Rollout — the no-self-lockout sequence

  1. Ship with OPERATOR_AUTH_ENABLED=false (default) → the middleware short-circuits, app behaves exactly as today. Deploying can't break or lock anything.
  2. Seed your superadmin via operator_admin.py.
  3. Hit /login and confirm you get a session while the flag is still off (the login routes work regardless of the flag).
  4. Flip OPERATOR_AUTH_ENABLED=true → the gate enforces. Your cookie is valid → you're in. Anything wrong → flip it back off (instant escape hatch).
  5. Create your parents' accounts from /admin/users (temp passwords, they change on first login).
  • Break-glass: operator_admin.py reset-password / create-superadmin in the container; or flag off.

Testing

Reuses the pytest harness from the portal work (docker exec … python -m pytest).
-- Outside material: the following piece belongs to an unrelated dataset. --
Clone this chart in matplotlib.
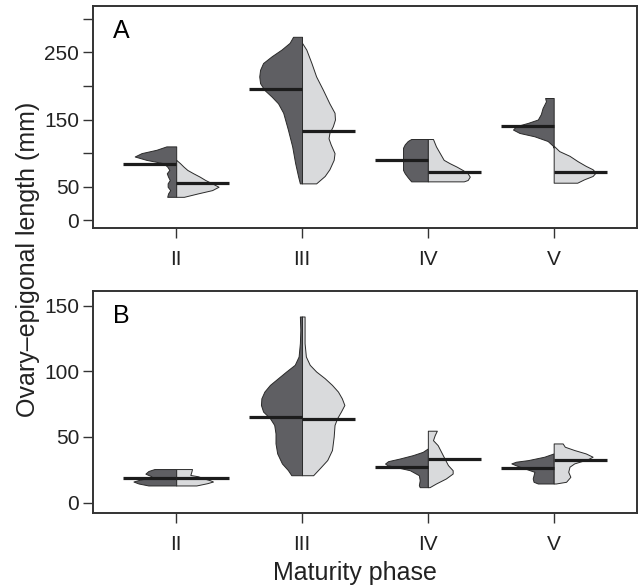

  • Middleware: flag off → every path passes; flag on → exempt paths + the 3 machine endpoints pass with no cookie, a gated HTML path 303s to /login, a gated /api/* path 401s, must_change_password user is routed to /change-password.
  • Login: success sets tv_session; wrong password rejected + counts; 5 wrong → locked (even correct password refused).
  • Roles: require_role("superadmin") route → admin gets 403, superadmin 200.
  • Sessions: bumping sessions_valid_from invalidates an existing cookie.
  • Password: self-change works + clears must_change_password; superadmin reset sets a new hash + must_change_password + returns the raw once.
  • Machine endpoints: /api/series3/heartbeat etc. still 200 with the gate ON and no cookie (regression guard so we never silently break the watchers).

File structure

File Responsibility
backend/auth_cookies.py (new) generic sign/read + SECRET_KEY/COOKIE_SECURE
backend/models.py add OperatorUser
backend/operator_auth.py (new) current_operator, require_role, the gate middleware, login/lockout helpers
backend/routers/operator_auth_routes.py (new) /login, /logout, /change-password
backend/routers/operator_users.py (new) /admin/users page + CRUD (superadmin)
backend/operator_admin.py (new) seed/break-glass CLI
backend/main.py register the gate middleware + routers; OPERATOR_AUTH_ENABLED
templates/login.html, templates/change_password.html, templates/admin/users.html (new) UI

Going to prod

  • New table auto-creates; no migration. Just code + seeding.
  • Set a real SECRET_KEY (shared with the portal cookie) and COOKIE_SECURE=true once on HTTPS — same env knobs already wired in docker-compose.yml.
  • Operator auth is what makes internet-exposing the internal app safe; pair with the (deferred) office deployment + reverse-proxy/TLS work.

Security notes

  • Deny-by-default; client-supplied ids never trusted; every request re-validates the session against the DB (instant revoke via active / sessions_valid_from).
  • Passwords argon2-hashed; generic login errors (no user-enumeration); lockout on brute force; raw temp passwords shown once, never stored or logged.
  • Cookies HttpOnly + SameSite=Lax + Secure (on TLS), HMAC-signed with server-side iat expiry.
  • Known residual until deploy: without TLS the password crosses the wire in cleartext — fix is the deployment-phase TLS (Synology Let's Encrypt / Cloudflare Tunnel). The login is still a massive improvement over today's zero-auth exposure.
  • TOTP 2FA is the near-term follow-up (superadmin first), especially without the UniFi edge in front on the home network.